Warum sollte das mit fossilen Brennstoffen verbundene Stranding-Risiko Ihrer Meinung nach nicht genauso behandelt werden wie andere hohe Risiken unter Solvency II?
Der Eins-zu-Eins-Vorschlag führt nicht zu einer Verringerung des Kapitals für grüne Investitionen und ist risikobasiert. Er basiert auf der Tatsache, dass bei der Umsetzung der Klimaziele der EU die Gefahr besteht, dass Investitionen in fossile Brennstoffe an Wert verlieren, ”stranden” werden. EIOPA, die EZB, die Europäische Kommission und die IAIS sind sich einig, dass das Klima Risiko und das Stranding-Risiko wesentliche finanzielle Risiken darstellen. Warum sollte das mit fossilen Brennstoffen verbundene Stranding-Risiko Ihrer Meinung nach nicht genauso behandelt werden wie andere hohe Risiken unter Solvency II?
Sehr geehrte Frau C.,
haben Sie vielen Dank für Ihre Nachricht zur Idee einer hundertprozentigen Eigenkapitalunterlegung von Investitionen in fossile Brennstoffe („One-for-One-Rule“) für Versicherungsunternehmen.
Zunächst seit vorausgeschickt, dass ein solcher Vorschlag nicht zur Abstimmung steht. Weder die Europäische Kommission noch die Europäische Versicherungsaufsicht haben einen solchen Ansatz vorgeschlagen oder befürwortet.

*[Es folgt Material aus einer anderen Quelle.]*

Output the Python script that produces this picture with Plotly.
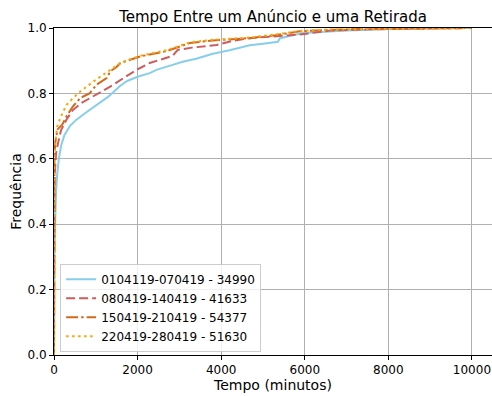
import plotly.graph_objects as go

# Series data (CDF of time between an ad and its removal)
labels = ["0104119-070419 - 34990", "080419-140419 - 41633",
          "150419-210419 - 54377", "220419-280419 - 51630"]

x_s1 = [0, 0, 10, 20, 30, 50, 75, 115, 170, 250, 380, 530, 750, 1040, 1300, 1490, 1570, 1750, 2000, 2290,
        2450, 2700, 3080, 3400, 3800, 4200, 4680, 5000, 5320, 5360, 5400, 5600, 5960, 6500, 7000, 7870,
        8500, 9000, 10000]
y_s1 = [0, 0.15, 0.3, 0.38, 0.43, 0.5, 0.55, 0.60, 0.64, 0.673, 0.70, 0.719, 0.74, 0.765, 0.79, 0.812, 0.822,
        0.838, 0.851, 0.862, 0.872, 0.882, 0.897, 0.906, 0.921, 0.932, 0.947, 0.952, 0.957, 0.958, 0.968, 0.975,
        0.985, 0.989, 0.992, 0.996, 0.998, 0.999, 1.0]

x_s2 = [0, 0, 5, 10, 20, 50, 100, 170, 300, 450, 650, 925, 1150, 1425, 1700, 1975, 2290, 2540, 2840, 2960,
        3300, 3890, 4280, 4680, 5400, 5880, 6600, 7500, 8500, 9500, 10000]
y_s2 = [0, 0.2, 0.4, 0.5, 0.56, 0.617, 0.65, 0.688, 0.72, 0.749, 0.77, 0.79, 0.805, 0.827, 0.85, 0.872, 0.893,
        0.903, 0.915, 0.933, 0.94, 0.948, 0.961, 0.969, 0.976, 0.98, 0.992, 0.996, 0.998, 0.999, 1.0]

x_s3 = [0, 0, 3, 10, 30, 85, 200, 300, 450, 630, 850, 1020, 1260, 1350, 1490, 1590, 2060, 2290, 2690, 3250,
        3800, 4680, 5300, 5880, 6500, 7500, 8500, 10000]
y_s3 = [0, 0.3, 0.5, 0.6, 0.65, 0.69, 0.705, 0.73, 0.76, 0.786, 0.80, 0.827, 0.847, 0.868, 0.88, 0.893, 0.913,
        0.918, 0.929, 0.954, 0.962, 0.969, 0.978, 0.99, 0.994, 0.997, 0.999, 1.0]

x_s4 = [0, 0, 3, 10, 40, 80, 150, 300, 450, 630, 950, 1190, 1430, 1590, 2060, 2290, 2690, 3250, 3800, 4680,
        5300, 5880, 6500, 7500, 8500, 10000]
y_s4 = [0, 0.4, 0.55, 0.62, 0.66, 0.70, 0.725, 0.765, 0.785, 0.806, 0.837, 0.857, 0.878, 0.893, 0.915, 0.921,
        0.932, 0.956, 0.964, 0.971, 0.98, 0.991, 0.995, 0.997, 0.999, 1.0]

x_ticks = [0, 2000, 4000, 6000, 8000, 10000]
y_ticks = [0.0, 0.2, 0.4, 0.6, 0.8, 1.0]

series = [
    (x_s1, y_s1, "#87CEEB", "solid"),
    (x_s2, y_s2, "#CD5C5C", "9px,4px"),
    (x_s3, y_s3, "#D2691E", "12px,3px,2.5px,3px"),
    (x_s4, y_s4, "#FFA500", "2.5px,3.5px"),
]

fig = go.Figure()
for (xs, ys, c, d), name in zip(series, labels):
    fig.add_trace(go.Scatter(x=xs, y=ys, mode="lines", name=name,
                             line=dict(color=c, width=2, dash=d)))

font = "DejaVu Sans, sans-serif"
fig.update_layout(
    width=492, height=396,
    margin=dict(l=54, r=0, t=28, b=41),
    paper_bgcolor="white", plot_bgcolor="white",
    font=dict(family=font, size=12, color="black"),
    title=dict(text="Tempo Entre um Anúncio e uma Retirada", x=0.555, xanchor="center",
               y=1 - 17 / 396, yanchor="middle", yref="container",
               font=dict(size=15, family=font, color="black")),
    showlegend=True,
    legend=dict(x=0.014, y=0.01, xanchor="left", yanchor="bottom",
                bgcolor="rgba(255,255,255,0.8)", bordercolor="#cccccc", borderwidth=1,
                font=dict(size=12, family=font), tracegroupgap=0),
)
fig.update_xaxes(range=[0, 10480], tickvals=x_ticks, ticktext=[str(v) for v in x_ticks],
                 showgrid=True, gridcolor="#b0b0b0", gridwidth=1, zeroline=False,
                 showline=True, linecolor="black", linewidth=1, mirror=True,
                 ticks="outside", ticklen=4, tickcolor="black",
                 title=dict(text="Tempo (minutos)", standoff=2))
fig.update_yaxes(range=[0, 1], tickvals=y_ticks, ticktext=[f"{v:.1f}" for v in y_ticks],
                 showgrid=True, gridcolor="#b0b0b0", gridwidth=1, zeroline=False,
                 showline=True, linecolor="black", linewidth=1,
                 ticks="outside", ticklen=4, tickcolor="black",
                 title=dict(text="Frequência", standoff=2))

fig.write_html("out.html", config={"displayModeBar": False},
               post_script="document.body.style.margin='0';document.body.style.padding='0';")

Die Idee einer hundertprozentigen Eigenkapitalunterlegung von Investitionen in fossile Brennstoffe geht von der Prämisse aus, dass bereits jetzt die Ausfallwahrscheinlichkeit dieser Investitionen enorm ist. Angesichts der Tatsache, dass unsere selbstgesteckten Klimaziele erst eine Klimaneutralität bis zum Jahr 2050 vorsehen, ist diese Prämisse zu pauschal. Im Jahr 2049 ein neues Kohlekraftwerk zu finanzieren, wäre sicherlich keine gute Idee (wobei der Bauherr dafür sicherlich auch keine Lizenz mehr bekommen würde). Das gleiche gilt aber nicht für den Betreiber eines Gaskraftwerkes, der heute seine Infrastruktur modernisieren möchte, um in Zukunft auch Wasserstoff verbrennen zu können. Man muss schon ein wenig genauer auf die Laufzeiten eines Investments und die Details des jeweiligen Projekts schauen. Insgesamt müssen wir hier deutlich differenzierter vorgehen, als es die „One-for-One-Rule“ suggeriert. Ich glaube, dass die derzeitigen Risikomodelle von Versicherungsunternehmen in dieser Hinsicht bereits hinreichend risikosensitiv sind.
Nichtsdestoweniger schaut sich die europäische Versicherungsaufsicht derzeit an, ob in diesem Zusammenhang noch weitere Maßnahmen angebracht wären (s. hier: https://www.eiopa.europa.eu/eiopa-outlines-approaches-assess-prudential-treatment-insurers-sustainable-assets-and-activities-2022-12-05_en). Im Sinne evidenzbasierter Regelsetzung sollten wir den Ergebnissen dieser Analyse nicht vorweggreifen.